I think what he's saying is that some decks just put a bunch of powerful cards together to make a deck (sort of like EDH), versus a deck that has synergy with a good combination of cards working together (sort of like Storm).
The Modern metagame is diversified in a way that allows both to be good at the same time. Storm and Pod are both like the latter, and they're both solid decks in the format at all times. People have to put numerous cards in the board to stop Storm and Pod, like Cage. At the same time, decks like Jund and Delver exist which are like the former, where they use powerful spells that loosely work together with good interactions. That said, none of this has to do with Inquisition or Thoughtseize. Jund/Loam are always going to be part of the format, and combo is still fine right now. I can't really say that those cards cause combo to be bad.
When I play Tron, getting hit by either is a pain. In early testing, I absolutely cried getting hit by one cause I always lost to getting my Signet hit, or to losing Gifts. I haven't been so sad about them lately though, they're not nearly the nuts. I still don't think either of them ruin any plan in the format. Decks evolve to a point where they can play through meta cards.
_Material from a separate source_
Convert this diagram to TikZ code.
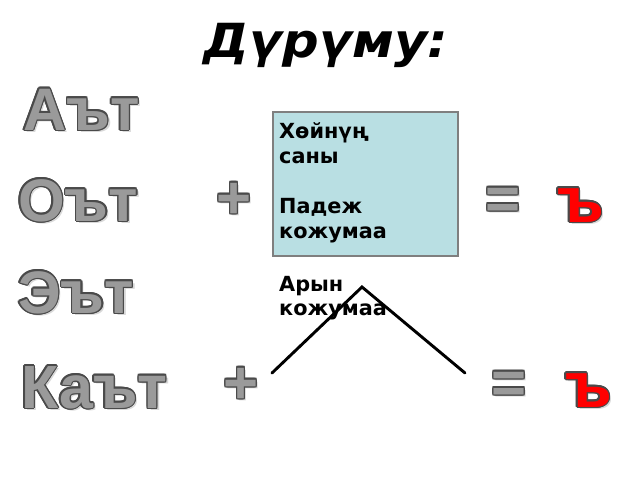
\documentclass[tikz,border=0pt]{standalone}
\usepackage{fontspec}
\setmainfont{DejaVu Sans}
\newfontfamily\arialfam{Liberation Sans}
\newfontfamily\djvfam{DejaVu Sans}
\newfontfamily\titlefam[FakeStretch=1.09]{DejaVu Sans}
\definecolor{wordfill}{HTML}{9A9A9A}
\definecolor{wordline}{HTML}{4A4A4A}
\definecolor{redfill}{HTML}{FF0000}
\definecolor{boxfill}{HTML}{B9DFE3}
\definecolor{boxline}{HTML}{7F7F7F}
\definecolor{shadowc}{HTML}{D8D8D8}
\tikzset{
  bigtext/.style={inner sep=0pt, anchor=base west},
  boxtext/.style={inner sep=0pt, anchor=base west, font=\djvfam\bfseries\fontsize{20.8}{20.8}\selectfont},
  vline/.style={line width=2.9pt, black, line cap=round, line join=miter},
}
% #1 name, #2 x, #3 y, #4 fill colour, #5 font size, #6 text, #7 anchor
\newcommand{\outlinedtext}[7]{%
  \node[bigtext, anchor=#7, text=shadowc, font={\arialfam\bfseries\fontsize{#5}{#5}\selectfont}] (#1s) at (#2+2.5,#3+2.5) {#6};
  \foreach \a [count=\i] in {0,30,...,330}{%
    \node[bigtext, anchor=#7, text=wordline, font={\arialfam\bfseries\fontsize{#5}{#5}\selectfont}, xshift={1.4*cos(\a)*1pt}, yshift={1.4*sin(\a)*1pt}] (#1o\i) at (#2,#3) {#6};
  }
  \node[bigtext, anchor=#7, text=#4, font={\arialfam\bfseries\fontsize{#5}{#5}\selectfont}] (#1) at (#2,#3) {#6};
}
\begin{document}
\begin{tikzpicture}[x=1pt,y=-1pt]
\useasboundingbox[fill=white] (0,0) rectangle (640,480);
% title
\node[inner sep=0pt, anchor=base, font=\titlefam\bfseries\itshape\fontsize{47}{47}\selectfont] (title) at (326,57) {Дүрүму:};
% words
\outlinedtext{w1}{23}{130}{wordfill}{60}{Аът}{base west}
\outlinedtext{w2}{18}{221}{wordfill}{60}{Оът}{base west}
\outlinedtext{w3}{18}{313}{wordfill}{60}{Эът}{base west}
\outlinedtext{w4}{21}{408}{wordfill}{61}{Каът}{base west}
% plus signs
\outlinedtext{p1}{234}{218}{wordfill}{60}{+}{base}
\outlinedtext{p2}{241}{403}{wordfill}{60}{+}{base}
% equal signs
\outlinedtext{e1}{503}{219}{wordfill}{60}{=}{base}
\outlinedtext{e2}{509}{403}{wordfill}{60}{=}{base}
% hard signs
\outlinedtext{h1}{557}{222}{redfill}{64}{ъ}{base west}
\outlinedtext{h2}{565}{407}{redfill}{64}{ъ}{base west}
% box
\draw[fill=boxfill, draw=boxline, line width=1.2pt] (273,112) rectangle (458,256);
\node[boxtext] (b1) at (279,138) {Хөйнүң};
\node[boxtext] (b2) at (279,163) {саны};
\node[boxtext] (b3) at (279,213) {Падеж};
\node[boxtext] (b4) at (279,238) {кожумаа};
% below
\node[boxtext] (a1) at (279,291) {Арын};
\node[boxtext] (a2) at (279,315) {кожумаа};
% angle lines
\coordinate (lleft) at (272,373);
\coordinate (apex) at (362,287);
\coordinate (lright) at (465,373);
\draw[vline] (lleft) -- (apex) -- (lright);
\end{tikzpicture}
\end{document}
For example, Storm has Past In Flames and Faithless Looting, so when they happen to hit cards in your hand, there's flashback available. If a deck you build happens to fold when they hit you with one Inquisition, the deck probably isn't going to be consistent. Requiring a specific set of cards to go off isn't what you want, because there's always counters that will stop you. It's the reason why Storm started playing Pyromancer Ascension.
In terms of Thoughtseize vs other disruption spells, I think Inquisition is great in this format as it stands. When Scapeshift decks start showing up, then Thoughtseize will likely become better, but until that time, Inquisition is fine. It's a matter of knowing the decks in the format and knowing how many of them play relevant cards over 3 mana. If people are playing Melira Pod, then Inquisition is fine, but if people are playing Kiki Pod, the Thoughtseize gains a lot of value. The thing is, decks playing Thoughtseize like to go crack, fetch, take 2, which means 2 from Thoughtseize puts them to 15 on turn 1. That's a lot of damage, so they really would prefer Inquisition in most circumstances. I think the ideal number is 3 and 3 right now, combined with at least 3 Lilianas.
simply put, its arguably the best discard spell they've ever printed (vying with hymn for 1st). the 2 life is relevant, but when you're playing in a tempo oriented deck, but taking their turn 2 play (can be done with inquisition as well) as well as being able to take way their turn 4 or 5 play is a huge deal.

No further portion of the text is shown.